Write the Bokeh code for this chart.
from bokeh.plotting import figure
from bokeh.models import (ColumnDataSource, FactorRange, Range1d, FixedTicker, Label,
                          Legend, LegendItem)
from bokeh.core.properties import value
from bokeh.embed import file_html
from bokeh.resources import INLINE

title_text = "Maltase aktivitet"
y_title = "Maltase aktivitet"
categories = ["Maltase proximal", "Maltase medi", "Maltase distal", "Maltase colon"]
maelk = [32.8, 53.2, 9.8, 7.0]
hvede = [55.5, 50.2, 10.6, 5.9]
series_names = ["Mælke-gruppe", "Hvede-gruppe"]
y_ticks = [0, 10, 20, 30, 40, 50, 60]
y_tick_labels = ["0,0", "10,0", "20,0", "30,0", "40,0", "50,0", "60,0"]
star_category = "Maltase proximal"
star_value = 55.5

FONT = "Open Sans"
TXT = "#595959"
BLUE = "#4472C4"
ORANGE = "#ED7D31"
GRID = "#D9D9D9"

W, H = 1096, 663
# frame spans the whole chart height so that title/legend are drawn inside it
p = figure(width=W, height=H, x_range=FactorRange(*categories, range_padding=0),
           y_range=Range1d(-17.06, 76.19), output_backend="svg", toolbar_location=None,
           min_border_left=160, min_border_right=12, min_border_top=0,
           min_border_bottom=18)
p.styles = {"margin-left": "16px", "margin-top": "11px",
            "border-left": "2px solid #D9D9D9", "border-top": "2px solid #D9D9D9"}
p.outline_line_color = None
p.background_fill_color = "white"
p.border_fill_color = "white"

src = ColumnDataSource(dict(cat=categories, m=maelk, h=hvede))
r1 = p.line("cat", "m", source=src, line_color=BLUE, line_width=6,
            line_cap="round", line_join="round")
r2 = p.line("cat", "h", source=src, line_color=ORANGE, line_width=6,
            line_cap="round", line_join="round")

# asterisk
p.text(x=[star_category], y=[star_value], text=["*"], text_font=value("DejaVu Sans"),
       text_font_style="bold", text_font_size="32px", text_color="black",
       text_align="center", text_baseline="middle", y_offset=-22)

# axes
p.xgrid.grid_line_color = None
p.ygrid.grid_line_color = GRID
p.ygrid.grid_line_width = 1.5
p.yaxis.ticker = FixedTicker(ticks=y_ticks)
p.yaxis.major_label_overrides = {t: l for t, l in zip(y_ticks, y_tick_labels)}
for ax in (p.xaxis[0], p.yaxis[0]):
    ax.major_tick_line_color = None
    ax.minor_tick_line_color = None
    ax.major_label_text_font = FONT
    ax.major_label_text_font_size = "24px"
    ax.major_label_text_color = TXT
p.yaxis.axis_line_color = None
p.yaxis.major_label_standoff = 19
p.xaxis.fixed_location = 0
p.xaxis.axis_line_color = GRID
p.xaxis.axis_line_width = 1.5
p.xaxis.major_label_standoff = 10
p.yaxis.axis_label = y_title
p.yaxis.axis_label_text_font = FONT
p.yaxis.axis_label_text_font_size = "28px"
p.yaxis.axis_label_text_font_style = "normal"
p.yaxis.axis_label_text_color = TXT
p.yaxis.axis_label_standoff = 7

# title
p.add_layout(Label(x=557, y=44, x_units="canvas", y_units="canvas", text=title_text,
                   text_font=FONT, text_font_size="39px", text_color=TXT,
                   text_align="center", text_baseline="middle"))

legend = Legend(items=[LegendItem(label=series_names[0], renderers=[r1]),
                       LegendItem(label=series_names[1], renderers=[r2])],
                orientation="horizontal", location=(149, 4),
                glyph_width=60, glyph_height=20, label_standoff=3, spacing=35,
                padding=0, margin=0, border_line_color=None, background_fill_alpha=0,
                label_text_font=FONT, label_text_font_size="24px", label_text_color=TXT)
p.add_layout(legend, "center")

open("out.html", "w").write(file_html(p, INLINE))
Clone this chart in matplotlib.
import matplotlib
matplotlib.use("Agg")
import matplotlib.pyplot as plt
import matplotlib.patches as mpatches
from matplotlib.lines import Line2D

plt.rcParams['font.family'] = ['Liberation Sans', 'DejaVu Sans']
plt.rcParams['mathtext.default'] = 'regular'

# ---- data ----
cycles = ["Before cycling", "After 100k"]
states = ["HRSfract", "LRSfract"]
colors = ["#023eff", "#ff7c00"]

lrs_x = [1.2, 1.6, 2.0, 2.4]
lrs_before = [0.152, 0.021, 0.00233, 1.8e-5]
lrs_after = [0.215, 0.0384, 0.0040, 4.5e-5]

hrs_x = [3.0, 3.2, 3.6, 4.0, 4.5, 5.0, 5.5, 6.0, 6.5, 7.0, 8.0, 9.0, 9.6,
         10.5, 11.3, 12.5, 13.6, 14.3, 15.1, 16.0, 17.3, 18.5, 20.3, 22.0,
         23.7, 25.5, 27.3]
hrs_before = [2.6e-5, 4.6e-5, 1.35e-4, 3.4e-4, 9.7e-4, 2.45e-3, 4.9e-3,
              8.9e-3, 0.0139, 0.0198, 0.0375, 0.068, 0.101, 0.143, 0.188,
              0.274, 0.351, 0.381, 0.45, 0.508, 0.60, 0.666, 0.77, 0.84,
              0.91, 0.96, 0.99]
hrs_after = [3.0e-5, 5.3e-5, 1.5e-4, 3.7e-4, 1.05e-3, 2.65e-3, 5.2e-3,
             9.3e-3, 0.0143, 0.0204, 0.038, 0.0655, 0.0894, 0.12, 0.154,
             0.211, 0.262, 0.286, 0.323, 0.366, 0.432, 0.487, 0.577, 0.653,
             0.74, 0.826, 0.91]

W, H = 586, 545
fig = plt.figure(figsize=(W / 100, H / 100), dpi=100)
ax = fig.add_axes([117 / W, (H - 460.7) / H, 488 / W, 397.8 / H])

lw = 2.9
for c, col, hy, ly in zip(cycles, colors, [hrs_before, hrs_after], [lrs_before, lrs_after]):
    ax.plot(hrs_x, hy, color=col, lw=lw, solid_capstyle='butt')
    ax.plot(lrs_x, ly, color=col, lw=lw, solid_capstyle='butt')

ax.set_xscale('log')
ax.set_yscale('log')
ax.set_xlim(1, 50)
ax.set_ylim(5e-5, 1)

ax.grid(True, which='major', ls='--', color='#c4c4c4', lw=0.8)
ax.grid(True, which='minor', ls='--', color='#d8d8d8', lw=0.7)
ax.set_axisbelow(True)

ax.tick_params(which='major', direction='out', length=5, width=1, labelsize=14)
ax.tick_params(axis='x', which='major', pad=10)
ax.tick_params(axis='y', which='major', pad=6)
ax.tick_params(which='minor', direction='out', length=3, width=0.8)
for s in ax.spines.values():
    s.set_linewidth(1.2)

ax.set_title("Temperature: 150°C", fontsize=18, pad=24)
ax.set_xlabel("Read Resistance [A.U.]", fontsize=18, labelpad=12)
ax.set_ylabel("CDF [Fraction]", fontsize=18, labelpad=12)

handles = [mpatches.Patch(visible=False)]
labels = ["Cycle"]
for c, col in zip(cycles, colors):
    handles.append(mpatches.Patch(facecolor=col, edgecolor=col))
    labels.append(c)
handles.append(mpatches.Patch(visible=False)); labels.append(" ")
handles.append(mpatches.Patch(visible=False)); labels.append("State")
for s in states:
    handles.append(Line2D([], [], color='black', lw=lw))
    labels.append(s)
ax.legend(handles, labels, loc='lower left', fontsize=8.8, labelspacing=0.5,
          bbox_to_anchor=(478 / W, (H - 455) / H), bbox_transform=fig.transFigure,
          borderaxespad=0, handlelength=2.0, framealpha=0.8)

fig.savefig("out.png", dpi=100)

Challenge:
Go through the listing and print each line exactly as it appears.

Exercise solution:
Write the Bokeh code for this chart.
from bokeh.plotting import figure
from bokeh.models import (ColumnDataSource, FactorRange, Range1d, FixedTicker, Label,
                          Legend, LegendItem)
from bokeh.core.properties import value
from bokeh.embed import file_html
from bokeh.resources import INLINE

title_text = "Maltase aktivitet"
y_title = "Maltase aktivitet"
categories = ["Maltase proximal", "Maltase medi", "Maltase distal", "Maltase colon"]
maelk = [32.8, 53.2, 9.8, 7.0]
hvede = [55.5, 50.2, 10.6, 5.9]
series_names = ["Mælke-gruppe", "Hvede-gruppe"]
y_ticks = [0, 10, 20, 30, 40, 50, 60]
y_tick_labels = ["0,0", "10,0", "20,0", "30,0", "40,0", "50,0", "60,0"]
star_category = "Maltase proximal"
star_value = 55.5

FONT = "Open Sans"
TXT = "#595959"
BLUE = "#4472C4"
ORANGE = "#ED7D31"
GRID = "#D9D9D9"

W, H = 1096, 663
# frame spans the whole chart height so that title/legend are drawn inside it
p = figure(width=W, height=H, x_range=FactorRange(*categories, range_padding=0),
           y_range=Range1d(-17.06, 76.19), output_backend="svg", toolbar_location=None,
           min_border_left=160, min_border_right=12, min_border_top=0,
           min_border_bottom=18)
p.styles = {"margin-left": "16px", "margin-top": "11px",
            "border-left": "2px solid #D9D9D9", "border-top": "2px solid #D9D9D9"}
p.outline_line_color = None
p.background_fill_color = "white"
p.border_fill_color = "white"

src = ColumnDataSource(dict(cat=categories, m=maelk, h=hvede))
r1 = p.line("cat", "m", source=src, line_color=BLUE, line_width=6,
            line_cap="round", line_join="round")
r2 = p.line("cat", "h", source=src, line_color=ORANGE, line_width=6,
            line_cap="round", line_join="round")

# asterisk
p.text(x=[star_category], y=[star_value], text=["*"], text_font=value("DejaVu Sans"),
       text_font_style="bold", text_font_size="32px", text_color="black",
       text_align="center", text_baseline="middle", y_offset=-22)

# axes
p.xgrid.grid_line_color = None
p.ygrid.grid_line_color = GRID
p.ygrid.grid_line_width = 1.5
p.yaxis.ticker = FixedTicker(ticks=y_ticks)
p.yaxis.major_label_overrides = {t: l for t, l in zip(y_ticks, y_tick_labels)}
for ax in (p.xaxis[0], p.yaxis[0]):
    ax.major_tick_line_color = None
    ax.minor_tick_line_color = None
    ax.major_label_text_font = FONT
    ax.major_label_text_font_size = "24px"
    ax.major_label_text_color = TXT
p.yaxis.axis_line_color = None
p.yaxis.major_label_standoff = 19
p.xaxis.fixed_location = 0
p.xaxis.axis_line_color = GRID
p.xaxis.axis_line_width = 1.5
p.xaxis.major_label_standoff = 10
p.yaxis.axis_label = y_title
p.yaxis.axis_label_text_font = FONT
p.yaxis.axis_label_text_font_size = "28px"
p.yaxis.axis_label_text_font_style = "normal"
p.yaxis.axis_label_text_color = TXT
p.yaxis.axis_label_standoff = 7

# title
p.add_layout(Label(x=557, y=44, x_units="canvas", y_units="canvas", text=title_text,
                   text_font=FONT, text_font_size="39px", text_color=TXT,
                   text_align="center", text_baseline="middle"))

legend = Legend(items=[LegendItem(label=series_names[0], renderers=[r1]),
                       LegendItem(label=series_names[1], renderers=[r2])],
                orientation="horizontal", location=(149, 4),
                glyph_width=60, glyph_height=20, label_standoff=3, spacing=35,
                padding=0, margin=0, border_line_color=None, background_fill_alpha=0,
                label_text_font=FONT, label_text_font_size="24px", label_text_color=TXT)
p.add_layout(legend, "center")

open("out.html", "w").write(file_html(p, INLINE))
Clone this chart in matplotlib.
import matplotlib
matplotlib.use("Agg")
import matplotlib.pyplot as plt
import matplotlib.patches as mpatches
from matplotlib.lines import Line2D

plt.rcParams['font.family'] = ['Liberation Sans', 'DejaVu Sans']
plt.rcParams['mathtext.default'] = 'regular'

# ---- data ----
cycles = ["Before cycling", "After 100k"]
states = ["HRSfract", "LRSfract"]
colors = ["#023eff", "#ff7c00"]

lrs_x = [1.2, 1.6, 2.0, 2.4]
lrs_before = [0.152, 0.021, 0.00233, 1.8e-5]
lrs_after = [0.215, 0.0384, 0.0040, 4.5e-5]

hrs_x = [3.0, 3.2, 3.6, 4.0, 4.5, 5.0, 5.5, 6.0, 6.5, 7.0, 8.0, 9.0, 9.6,
         10.5, 11.3, 12.5, 13.6, 14.3, 15.1, 16.0, 17.3, 18.5, 20.3, 22.0,
         23.7, 25.5, 27.3]
hrs_before = [2.6e-5, 4.6e-5, 1.35e-4, 3.4e-4, 9.7e-4, 2.45e-3, 4.9e-3,
              8.9e-3, 0.0139, 0.0198, 0.0375, 0.068, 0.101, 0.143, 0.188,
              0.274, 0.351, 0.381, 0.45, 0.508, 0.60, 0.666, 0.77, 0.84,
              0.91, 0.96, 0.99]
hrs_after = [3.0e-5, 5.3e-5, 1.5e-4, 3.7e-4, 1.05e-3, 2.65e-3, 5.2e-3,
             9.3e-3, 0.0143, 0.0204, 0.038, 0.0655, 0.0894, 0.12, 0.154,
             0.211, 0.262, 0.286, 0.323, 0.366, 0.432, 0.487, 0.577, 0.653,
             0.74, 0.826, 0.91]

W, H = 586, 545
fig = plt.figure(figsize=(W / 100, H / 100), dpi=100)
ax = fig.add_axes([117 / W, (H - 460.7) / H, 488 / W, 397.8 / H])

lw = 2.9
for c, col, hy, ly in zip(cycles, colors, [hrs_before, hrs_after], [lrs_before, lrs_after]):
    ax.plot(hrs_x, hy, color=col, lw=lw, solid_capstyle='butt')
    ax.plot(lrs_x, ly, color=col, lw=lw, solid_capstyle='butt')

ax.set_xscale('log')
ax.set_yscale('log')
ax.set_xlim(1, 50)
ax.set_ylim(5e-5, 1)

ax.grid(True, which='major', ls='--', color='#c4c4c4', lw=0.8)
ax.grid(True, which='minor', ls='--', color='#d8d8d8', lw=0.7)
ax.set_axisbelow(True)

ax.tick_params(which='major', direction='out', length=5, width=1, labelsize=14)
ax.tick_params(axis='x', which='major', pad=10)
ax.tick_params(axis='y', which='major', pad=6)
ax.tick_params(which='minor', direction='out', length=3, width=0.8)
for s in ax.spines.values():
    s.set_linewidth(1.2)

ax.set_title("Temperature: 150°C", fontsize=18, pad=24)
ax.set_xlabel("Read Resistance [A.U.]", fontsize=18, labelpad=12)
ax.set_ylabel("CDF [Fraction]", fontsize=18, labelpad=12)

handles = [mpatches.Patch(visible=False)]
labels = ["Cycle"]
for c, col in zip(cycles, colors):
    handles.append(mpatches.Patch(facecolor=col, edgecolor=col))
    labels.append(c)
handles.append(mpatches.Patch(visible=False)); labels.append(" ")
handles.append(mpatches.Patch(visible=False)); labels.append("State")
for s in states:
    handles.append(Line2D([], [], color='black', lw=lw))
    labels.append(s)
ax.legend(handles, labels, loc='lower left', fontsize=8.8, labelspacing=0.5,
          bbox_to_anchor=(478 / W, (H - 455) / H), bbox_transform=fig.transFigure,
          borderaxespad=0, handlelength=2.0, framealpha=0.8)

fig.savefig("out.png", dpi=100)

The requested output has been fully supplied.